Grabbing another scuttle, I scoop ashes out of the ash-pit, coughing in the sulfurous fumes. I run up the back stairs, fling open the lay-over shed doors covering them, and carry the ash out and dump it on the gravel drive that circles behind the house.
Back at the beast, I open the door at the foot of the chimney and shovel soot into the ash bucket. If I get a good fire going and it catches the soot in the chimney afire, we could lose this old wooden house. I finish and go stand in front of The Beast, poker in hand. Opening the door, I can see flames licking the vestiges of the large coal lumps I’d used the night before to bank the fire (in “banking” a fire, the fire is pushed into a tight mound against the furnace wall, and large lumps of coal or wedges of split wood are laid against and atop the burning coal, packed closely enough to keep oxygen out, while the air feed is closed in the ash-pit door) .
Having burning coal is good and bad. Good, because I can use the poker to create a burning coal bed out of the remaining coal, and cover it with the coal in the scuttle. Bad because it’s already HOT in that thing, and as I pull the bank apart it’s likely to flare. I pull on the welding gloves the Old Man gave me for this job, and proceed.
With the poker, I drag flaming coal from against the furnace wall out into the middle of the fire-bed.
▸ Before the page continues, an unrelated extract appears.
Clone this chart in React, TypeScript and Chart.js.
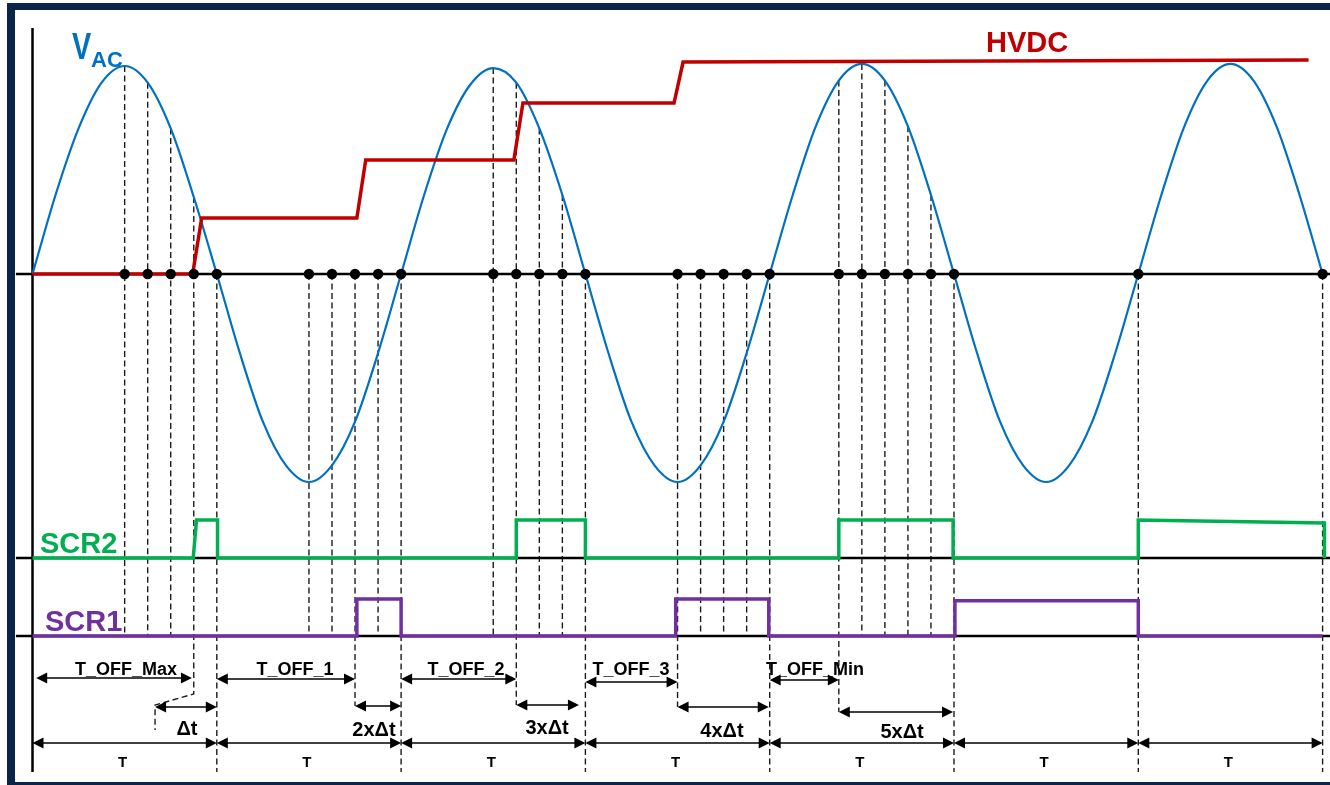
import React, { useEffect, useRef } from "react";
import { Chart, registerables } from "chart.js";

Chart.register(...registerables);

// ---------------- data (time in units of one half-period T) ----------------
const vacTime = [
  0, 0.125, 0.25, 0.375, 0.5, 0.625, 0.75, 0.875,
  1, 1.125, 1.25, 1.375, 1.5, 1.625, 1.75, 1.875,
  2, 2.125, 2.25, 2.375, 2.5, 2.625, 2.75, 2.875,
  3, 3.125, 3.25, 3.375, 3.5, 3.625, 3.75, 3.875,
  4, 4.125, 4.25, 4.375, 4.5, 4.625, 4.75, 4.875,
  5, 5.125, 5.25, 5.375, 5.5, 5.625, 5.75, 5.875,
  6, 6.125, 6.25, 6.375, 6.5, 6.625, 6.75, 6.875,
  7,
];
const vacValue = [
  0, 0.38, 0.7, 0.92, 1.0, 0.92, 0.7, 0.37,
  0, -0.38, -0.71, -0.92, -1.0, -0.92, -0.71, -0.38,
  0, 0.38, 0.7, 0.91, 0.99, 0.92, 0.7, 0.38,
  0, -0.38, -0.71, -0.92, -1.0, -0.92, -0.71, -0.38,
  0, 0.38, 0.71, 0.93, 1.01, 0.93, 0.71, 0.38,
  0, -0.38, -0.71, -0.92, -1.0, -0.92, -0.71, -0.38,
  0, 0.38, 0.71, 0.93, 1.01, 0.93, 0.71, 0.38,
  0,
];

const hvdcTime = [0, 0.869, 0.918, 1.76, 1.808, 2.612, 2.661, 3.481, 3.53, 6.924];
const hvdcValue = [0, 0, 0.269, 0.269, 0.548, 0.548, 0.822, 0.822, 1.019, 1.029];

const scr2Time = [0, 0.872, 0.89, 1.004, 1.004, 2.625, 2.625, 3.0, 3.0, 4.375, 4.375, 4.995, 4.995, 6.0, 6.0, 7.01, 7.01];
const scr2Value = [0, 0, 1, 1, 0, 0, 1, 1, 0, 0, 1, 1, 0, 0, 1, 0.92, 0];

const scr1Time = [0, 1.76, 1.76, 2.0, 2.0, 3.49, 3.49, 3.995, 3.995, 5.005, 5.005, 6.0, 6.0, 7.0];
const scr1Value = [0, 0, 1, 1, 0, 0, 1, 1, 0, 0, 0.95, 0.95, 0, 0];

const markerTimes = [
  0.5, 0.625, 0.75, 0.875, 1,
  1.5, 1.625, 1.75, 1.875, 2,
  2.5, 2.625, 2.75, 2.875, 3,
  3.5, 3.625, 3.75, 3.875, 4,
  4.375, 4.5, 4.625, 4.75, 4.875, 5,
  6, 7,
];
const markerDrop = [
  "scr1", "scr1", "scr1", "bracket", "full",
  "scr1", "scr1", "dt", "scr1", "full",
  "scr1", "dt", "scr1", "scr1", "full",
  "dt", "scr1", "scr1", "scr1", "full",
  "dt", "scr1", "scr1", "scr1", "scr1", "full",
  "full", "full",
];

const periodBounds = [0, 1, 2, 3, 4, 5, 6, 7];
const periodLabel = "T";

const offStart = [0.02, 1, 2, 3, 4];
const offEnd = [0.865, 1.75, 2.625, 3.5, 4.375];
const offLabels = ["T_OFF_Max", "T_OFF_1", "T_OFF_2", "T_OFF_3", "T_OFF_Min"];
const offLabelAt = [0.507, 1.424, 2.352, 3.248, 4.246];

const dtStart = [0.665, 1.75, 2.625, 3.5, 4.375];
const dtEnd = [1.0, 2.0, 2.965, 3.995, 4.995];
const dtLabels = ["\u0394t", "2x\u0394t", "3x\u0394t", "4x\u0394t", "5x\u0394t"];
const dtLabelAt = [0.838, 1.853, 2.792, 3.741, 4.718];

// ---------------- layout ----------------
const W = 1330;
const H = 785;
const X0_PX = 32.5;
const X_UNIT_PX = 184.3;
const VAC_ZERO_PX = 274;
const VAC_UNIT_PX = 208;
const SCR2_ZERO_PX = 558;
const SCR2_UNIT_PX = 38;
const SCR1_ZERO_PX = 636;
const SCR1_UNIT_PX = 37;
const LINE_START_T = -0.09;
const LINE_END_T = 7.04;

const T_ROW_Y = 743;
const T_LABEL_Y = 767;
const OFF_ROW_Y = [678, 679, 679, 682, 680];
const OFF_LABEL_Y = 675;
const DT_ROW_Y = [707, 706, 705, 707, 712];
const DT_LABEL_Y = [735, 736, 734, 737, 738];
const FULL_DROP_Y = 772;
const AXIS_TOP_Y = 28;

const FONT = "'Liberation Sans', Arial, Helvetica, sans-serif";
const BLUE = "#0070c0";
const RED = "#c00000";
const GREEN = "#00b050";
const PURPLE = "#7030a0";
const FRAME = "#0a2548";

const HEAD_L = 11;
const HEAD_W = 5.5;

function yRange(zeroPx: number, unitPx: number) {
  return { min: (zeroPx - H) / unitPx, max: zeroPx / unitPx };
}

function pts(ts: number[], vs: number[]) {
  return ts.map((t, i) => ({ x: t, y: vs[i] }));
}

function vacAt(t: number) {
  const i = vacTime.indexOf(t);
  return i >= 0 ? vacValue[i] : 0;
}

function head(ctx: CanvasRenderingContext2D, tipX: number, y: number, dir: number) {
  ctx.beginPath();
  ctx.moveTo(tipX, y);
  ctx.lineTo(tipX - dir * HEAD_L, y - HEAD_W);
  ctx.lineTo(tipX - dir * HEAD_L, y + HEAD_W);
  ctx.closePath();
  ctx.fill();
}

function dblArrow(ctx: CanvasRenderingContext2D, x1: number, x2: number, y: number) {
  ctx.beginPath();
  ctx.moveTo(x1 + 3, y);
  ctx.lineTo(x2 - 3, y);
  ctx.stroke();
  head(ctx, x1, y, -1);
  head(ctx, x2, y, 1);
}

function seg(ctx: CanvasRenderingContext2D, x1: number, y1: number, x2: number, y2: number) {
  ctx.beginPath();
  ctx.moveTo(x1, y1);
  ctx.lineTo(x2, y2);
  ctx.stroke();
}

const diagramPlugin = {
  id: "diagram",
  beforeDraw(chart: any) {
    const ctx: CanvasRenderingContext2D = chart.ctx;
    ctx.save();
    ctx.fillStyle = "#ffffff";
    ctx.fillRect(0, 0, W, H);
    ctx.fillStyle = FRAME;
    ctx.fillRect(7, 3, W - 7, 7);
    ctx.fillRect(7, 3, 8, H - 3);
    ctx.fillRect(7, 782, W - 7, 3);
    ctx.restore();
  },
  beforeDatasetsDraw(chart: any) {
    const ctx: CanvasRenderingContext2D = chart.ctx;
    const x = chart.scales.x;
    const yv = chart.scales.y;
    const y1 = chart.scales.y1;
    ctx.save();
    // vertical axis
    ctx.strokeStyle = "#000";
    ctx.lineWidth = 2.5;
    seg(ctx, x.getPixelForValue(0), AXIS_TOP_Y, x.getPixelForValue(0), FULL_DROP_Y);

    // dashed projection lines
    ctx.strokeStyle = "#1c1c1c";
    ctx.lineWidth = 1.4;
    ctx.setLineDash([6, 3.5]);
    markerTimes.forEach((t, i) => {
      const px = x.getPixelForValue(t);
      const v = vacAt(t);
      const top = yv.getPixelForValue(v > 0 ? v : 0);
      const kind = markerDrop[i];
      if (kind === "scr1") {
        seg(ctx, px, top, px, y1.getPixelForValue(0));
      } else if (kind === "full") {
        seg(ctx, px, top, px, FULL_DROP_Y);
      } else if (kind === "dt") {
        const k = dtStart.indexOf(t);
        seg(ctx, px, top, px, DT_ROW_Y[k >= 0 ? k : 0]);
      } else if (kind === "bracket") {
        const bx = x.getPixelForValue(dtStart[0]);
        ctx.beginPath();
        ctx.moveTo(px, top);
        ctx.lineTo(px, 694);
        ctx.lineTo(bx, DT_ROW_Y[0] - 2);
        ctx.lineTo(bx, 730);
        ctx.stroke();
      }
    });
    ctx.restore();
  },
  afterDatasetsDraw(chart: any) {
    const ctx: CanvasRenderingContext2D = chart.ctx;
    const x = chart.scales.x;
    ctx.save();
    ctx.strokeStyle = "#000";
    ctx.fillStyle = "#000";
    ctx.lineWidth = 1.6;
    ctx.setLineDash([]);

    // period arrows
    ctx.font = `bold 15px ${FONT}`;
    ctx.textAlign = "center";
    ctx.textBaseline = "alphabetic";
    for (let i = 0; i < periodBounds.length - 1; i++) {
      const a = x.getPixelForValue(periodBounds[i]);
      const b = x.getPixelForValue(periodBounds[i + 1]);
      dblArrow(ctx, a, b, T_ROW_Y);
      ctx.fillText(periodLabel, (a + b) / 2 - 2, T_LABEL_Y);
    }

    // T_OFF arrows
    ctx.font = `bold 18px ${FONT}`;
    offStart.forEach((s, i) => {
      dblArrow(ctx, x.getPixelForValue(s), x.getPixelForValue(offEnd[i]), OFF_ROW_Y[i]);
      ctx.fillText(offLabels[i], x.getPixelForValue(offLabelAt[i]), OFF_LABEL_Y);
    });

    // delta-t arrows
    ctx.font = `bold 20px ${FONT}`;
    dtStart.forEach((s, i) => {
      dblArrow(ctx, x.getPixelForValue(s), x.getPixelForValue(dtEnd[i]), DT_ROW_Y[i]);
      ctx.fillText(dtLabels[i], x.getPixelForValue(dtLabelAt[i]), DT_LABEL_Y[i]);
    });

    // series names
    ctx.textAlign = "left";
    ctx.fillStyle = BLUE;
    ctx.font = `bold 36px ${FONT}`;
    ctx.save();
    ctx.translate(72, 59);
    ctx.scale(0.8, 1);
    ctx.fillText("V", 0, 0);
    ctx.restore();
    ctx.font = `bold 22px ${FONT}`;
    ctx.fillText("AC", 91, 67);

    ctx.fillStyle = RED;
    ctx.font = `bold 29px ${FONT}`;
    ctx.fillText("HVDC", 986, 52);

    ctx.fillStyle = GREEN;
    ctx.fillText("SCR2", 40, 553);
    ctx.fillStyle = PURPLE;
    ctx.fillText("SCR1", 45, 631);
    ctx.restore();
  },
};

export default function App() {
  const ref = useRef<HTMLCanvasElement>(null);

  useEffect(() => {
    if (!ref.current) return;
    const vr = yRange(VAC_ZERO_PX, VAC_UNIT_PX);
    const s2 = yRange(SCR2_ZERO_PX, SCR2_UNIT_PX);
    const s1 = yRange(SCR1_ZERO_PX, SCR1_UNIT_PX);
    const lineDefaults = { pointRadius: 0, fill: false, tension: 0 };
    const chart = new Chart(ref.current, {
      type: "line",
      data: {
        datasets: [
          {
            label: "dots",
            data: markerTimes.map((t) => ({ x: t, y: 0 })),
            showLine: false,
            pointRadius: 5.2,
            pointBackgroundColor: "#000",
            pointBorderWidth: 0,
            borderColor: "#000",
            yAxisID: "y",
            order: 0,
          },
          {
            ...lineDefaults,
            label: "HVDC",
            data: pts(hvdcTime, hvdcValue),
            borderColor: RED,
            borderWidth: 3.5,
            borderJoinStyle: "miter",
            yAxisID: "y",
            order: 1,
          },
          {
            ...lineDefaults,
            label: "VAC",
            data: pts(vacTime, vacValue),
            borderColor: BLUE,
            borderWidth: 2.2,
            cubicInterpolationMode: "monotone",
            yAxisID: "y",
            order: 2,
          },
          {
            ...lineDefaults,
            label: "SCR2",
            data: pts(scr2Time, scr2Value),
            borderColor: GREEN,
            borderWidth: 3.5,
            borderJoinStyle: "miter",
            yAxisID: "y2",
            order: 3,
          },
          {
            ...lineDefaults,
            label: "SCR1",
            data: pts(scr1Time, scr1Value),
            borderColor: PURPLE,
            borderWidth: 3.5,
            borderJoinStyle: "miter",
            yAxisID: "y1",
            order: 4,
          },
          {
            ...lineDefaults,
            label: "zero",
            data: [{ x: LINE_START_T, y: 0 }, { x: LINE_END_T, y: 0 }],
            borderColor: "#000",
            borderWidth: 2.5,
            yAxisID: "y",
            order: 10,
          },
          {
            ...lineDefaults,
            label: "scr2 base",
            data: [{ x: LINE_START_T, y: 0 }, { x: LINE_END_T, y: 0 }],
            borderColor: "#000",
            borderWidth: 2.3,
            yAxisID: "y2",
            order: 11,
          },
          {
            ...lineDefaults,
            label: "scr1 base",
            data: [{ x: LINE_START_T, y: 0 }, { x: LINE_END_T, y: 0 }],
            borderColor: "#000",
            borderWidth: 2.3,
            yAxisID: "y1",
            order: 12,
          },
        ],
      },
      options: {
        animation: false,
        responsive: false,
        maintainAspectRatio: false,
        devicePixelRatio: 1,
        layout: { padding: 0, autoPadding: false },
        events: [],
        plugins: {
          legend: { display: false },
          tooltip: { enabled: false },
          title: { display: false },
        },
        scales: {
          x: {
            type: "linear",
            display: false,
            min: -X0_PX / X_UNIT_PX,
            max: (W - X0_PX) / X_UNIT_PX,
          },
          y: { type: "linear", display: false, min: vr.min, max: vr.max },
          y2: { type: "linear", display: false, min: s2.min, max: s2.max },
          y1: { type: "linear", display: false, min: s1.min, max: s1.max },
        },
      },
      plugins: [diagramPlugin],
    } as any);
    return () => chart.destroy();
  }, []);

  return (
    <div style={{ position: "fixed", left: 0, top: 0, width: W, height: H, background: "#fff" }}>
      <canvas ref={ref} width={W} height={H} style={{ display: "block", width: W, height: H }} />
    </div>
  );
}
Then I fill the scoop-shovel with coal and spread it as best I could over the burning coal. A puff of hot air hits me and I step to the side as flame bursts out the door. I repeat until the coal is gone from the scuttle, and finish by tossing the soot into the flames. I never do THAT again. I have never heard about combustible dust, but I learn that day. Fortunately, the furnace is not harmed.
I open the air gate in the ash-pit door, set the flue and head upstairs. It has taken me a half-hour, and the house will take another hour to warm, and with no fan, simply a gravity fed hot air distribution system, warm is a relative term. Now that the work is over, I’m cold. Nonetheless, as I look into the bathroom mirror, I know I dare not go out into the house carrying all the soot and ash I’m wearing. And Mother isn’t going to be pleased with the missing eyebrow. I hadn’t been quite as quick as I thought to avoid the first big gout of flame.
I strip and shower, stepping out from the enclosing curtain into what feels like a sub-freezing bathroom. I towel off in record time, brush the Greaser DA pompadour into shape, brush my teeth, pull on clean clothes and head outside to take care of the few animals we keep in winter (a few chickens, two pigs and a pair of turkeys), before the family gets up for breakfast.
At five-thirty, I get Mother up, and go to gather my schoolwork together. Then I sit down at the table… and wake up only when Giles snaps my ear with his finger. I jump up, ready to fight, but the Old Man barks, “When I told you to wake him I didn’t tell you to start a fight. Now sit down and eat!”
Bacon, eggs over easy, buttered toast all appear on serving plates, and we pass them around. Mother brings coffee for the Old Man and me, while Giles and our sister (only eight at the time) have milk. As we finished and put on our coats, Mother calls, “I see the bus!” Shoving our arms into sleeves and grabbing books, Giles and I race for the end of the driveway, arriving just as the bus does. We step aboard and head for school. Another ordinary day begins.
When the Old Man bought a stoker two years later, it meant I could sleep another hour each morning. I could’ve kissed him… but dignity prevented any such display of gratitude.